● Data rows:

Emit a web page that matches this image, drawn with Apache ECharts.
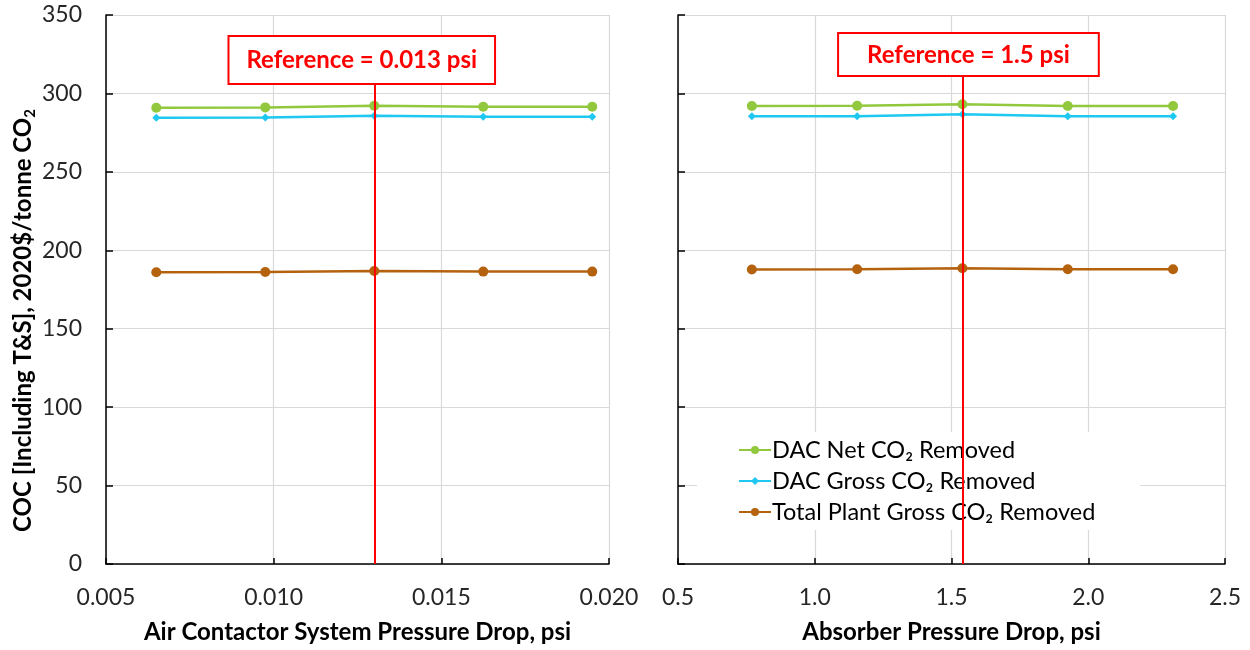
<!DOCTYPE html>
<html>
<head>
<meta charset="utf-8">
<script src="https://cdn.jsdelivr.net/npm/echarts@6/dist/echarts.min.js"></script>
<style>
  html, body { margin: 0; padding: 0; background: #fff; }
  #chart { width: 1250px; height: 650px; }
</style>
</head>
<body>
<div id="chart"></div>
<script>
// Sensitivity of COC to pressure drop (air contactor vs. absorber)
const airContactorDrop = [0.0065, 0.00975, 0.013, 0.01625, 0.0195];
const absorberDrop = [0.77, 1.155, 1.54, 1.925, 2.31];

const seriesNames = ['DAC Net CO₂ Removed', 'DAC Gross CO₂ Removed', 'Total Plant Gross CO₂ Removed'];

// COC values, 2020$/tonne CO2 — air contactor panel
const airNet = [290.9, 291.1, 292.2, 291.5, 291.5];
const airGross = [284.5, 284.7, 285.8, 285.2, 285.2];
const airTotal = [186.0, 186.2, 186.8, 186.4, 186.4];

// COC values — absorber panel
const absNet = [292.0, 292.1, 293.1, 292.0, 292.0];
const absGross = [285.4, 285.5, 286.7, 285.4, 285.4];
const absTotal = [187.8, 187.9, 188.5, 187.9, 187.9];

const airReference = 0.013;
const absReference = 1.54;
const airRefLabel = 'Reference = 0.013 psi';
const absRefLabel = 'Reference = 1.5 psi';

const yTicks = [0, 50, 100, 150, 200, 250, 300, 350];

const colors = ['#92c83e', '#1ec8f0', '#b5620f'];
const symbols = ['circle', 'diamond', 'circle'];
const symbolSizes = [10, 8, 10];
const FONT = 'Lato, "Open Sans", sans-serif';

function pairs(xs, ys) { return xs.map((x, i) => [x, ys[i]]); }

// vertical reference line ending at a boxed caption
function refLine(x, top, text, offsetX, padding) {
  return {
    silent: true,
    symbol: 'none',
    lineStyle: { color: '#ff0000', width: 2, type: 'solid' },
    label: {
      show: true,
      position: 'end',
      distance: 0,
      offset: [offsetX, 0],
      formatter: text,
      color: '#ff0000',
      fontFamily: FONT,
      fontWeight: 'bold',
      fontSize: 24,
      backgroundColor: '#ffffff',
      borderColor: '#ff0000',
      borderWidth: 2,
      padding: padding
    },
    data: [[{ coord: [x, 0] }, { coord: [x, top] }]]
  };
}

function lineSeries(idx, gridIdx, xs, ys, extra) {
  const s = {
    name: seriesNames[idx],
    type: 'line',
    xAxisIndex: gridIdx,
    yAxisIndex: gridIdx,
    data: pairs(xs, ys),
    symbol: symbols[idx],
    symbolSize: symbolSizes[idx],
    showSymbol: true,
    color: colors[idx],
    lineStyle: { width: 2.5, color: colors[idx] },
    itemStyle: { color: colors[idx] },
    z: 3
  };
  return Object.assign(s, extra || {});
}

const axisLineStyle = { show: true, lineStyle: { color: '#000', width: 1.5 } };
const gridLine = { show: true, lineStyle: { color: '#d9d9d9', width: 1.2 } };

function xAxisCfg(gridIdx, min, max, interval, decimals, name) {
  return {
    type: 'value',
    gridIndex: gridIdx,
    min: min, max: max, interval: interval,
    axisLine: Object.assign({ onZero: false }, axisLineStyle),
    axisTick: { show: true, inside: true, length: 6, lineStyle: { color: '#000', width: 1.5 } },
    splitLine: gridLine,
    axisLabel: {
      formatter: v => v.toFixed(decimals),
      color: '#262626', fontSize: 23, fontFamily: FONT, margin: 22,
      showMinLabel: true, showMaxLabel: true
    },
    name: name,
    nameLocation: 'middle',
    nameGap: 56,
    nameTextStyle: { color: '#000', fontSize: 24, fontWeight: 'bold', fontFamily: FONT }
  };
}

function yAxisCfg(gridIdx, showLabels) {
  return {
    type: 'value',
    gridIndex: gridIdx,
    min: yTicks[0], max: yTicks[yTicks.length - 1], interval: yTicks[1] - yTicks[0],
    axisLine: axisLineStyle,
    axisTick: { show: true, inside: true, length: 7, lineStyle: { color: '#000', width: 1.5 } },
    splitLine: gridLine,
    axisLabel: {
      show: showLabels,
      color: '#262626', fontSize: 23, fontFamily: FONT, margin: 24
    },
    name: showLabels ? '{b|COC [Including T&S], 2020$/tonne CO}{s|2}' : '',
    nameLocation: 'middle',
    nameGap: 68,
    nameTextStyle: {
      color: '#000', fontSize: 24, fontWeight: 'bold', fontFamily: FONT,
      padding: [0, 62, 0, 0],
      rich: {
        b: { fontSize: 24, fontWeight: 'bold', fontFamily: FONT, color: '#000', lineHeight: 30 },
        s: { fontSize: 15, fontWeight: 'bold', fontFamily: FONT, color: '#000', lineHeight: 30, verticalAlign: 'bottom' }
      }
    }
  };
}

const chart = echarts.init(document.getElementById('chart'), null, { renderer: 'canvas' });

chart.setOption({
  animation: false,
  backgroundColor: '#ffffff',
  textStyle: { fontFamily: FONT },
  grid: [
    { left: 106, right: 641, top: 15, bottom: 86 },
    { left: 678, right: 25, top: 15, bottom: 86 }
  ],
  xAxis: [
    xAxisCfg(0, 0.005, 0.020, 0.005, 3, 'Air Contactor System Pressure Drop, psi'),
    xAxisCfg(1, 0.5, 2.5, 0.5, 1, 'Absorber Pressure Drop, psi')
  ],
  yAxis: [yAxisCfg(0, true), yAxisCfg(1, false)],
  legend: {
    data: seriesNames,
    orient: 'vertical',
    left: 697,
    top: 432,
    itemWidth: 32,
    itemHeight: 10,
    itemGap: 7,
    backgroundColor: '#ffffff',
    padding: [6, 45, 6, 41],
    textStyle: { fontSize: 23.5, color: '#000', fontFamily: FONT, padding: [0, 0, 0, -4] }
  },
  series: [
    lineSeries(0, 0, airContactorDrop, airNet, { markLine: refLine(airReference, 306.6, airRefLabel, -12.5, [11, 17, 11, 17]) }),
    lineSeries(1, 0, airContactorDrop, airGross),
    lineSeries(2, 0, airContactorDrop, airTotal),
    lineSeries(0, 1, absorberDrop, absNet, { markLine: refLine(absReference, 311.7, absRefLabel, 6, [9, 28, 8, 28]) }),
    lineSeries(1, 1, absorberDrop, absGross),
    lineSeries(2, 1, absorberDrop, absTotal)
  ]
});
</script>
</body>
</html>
--
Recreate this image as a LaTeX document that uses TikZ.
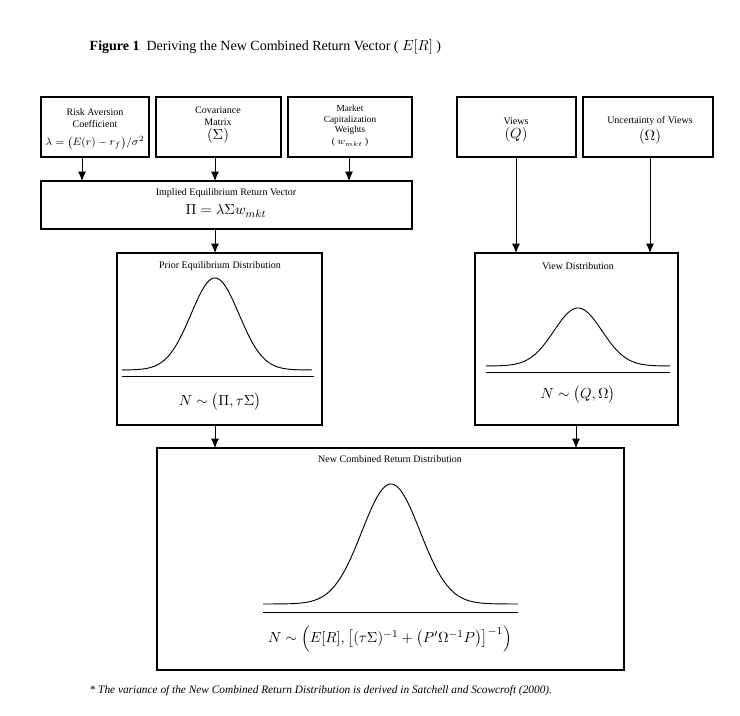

● Written task: Tally the lines of the records holding the word "this", then state only the tally.

● Output below: 2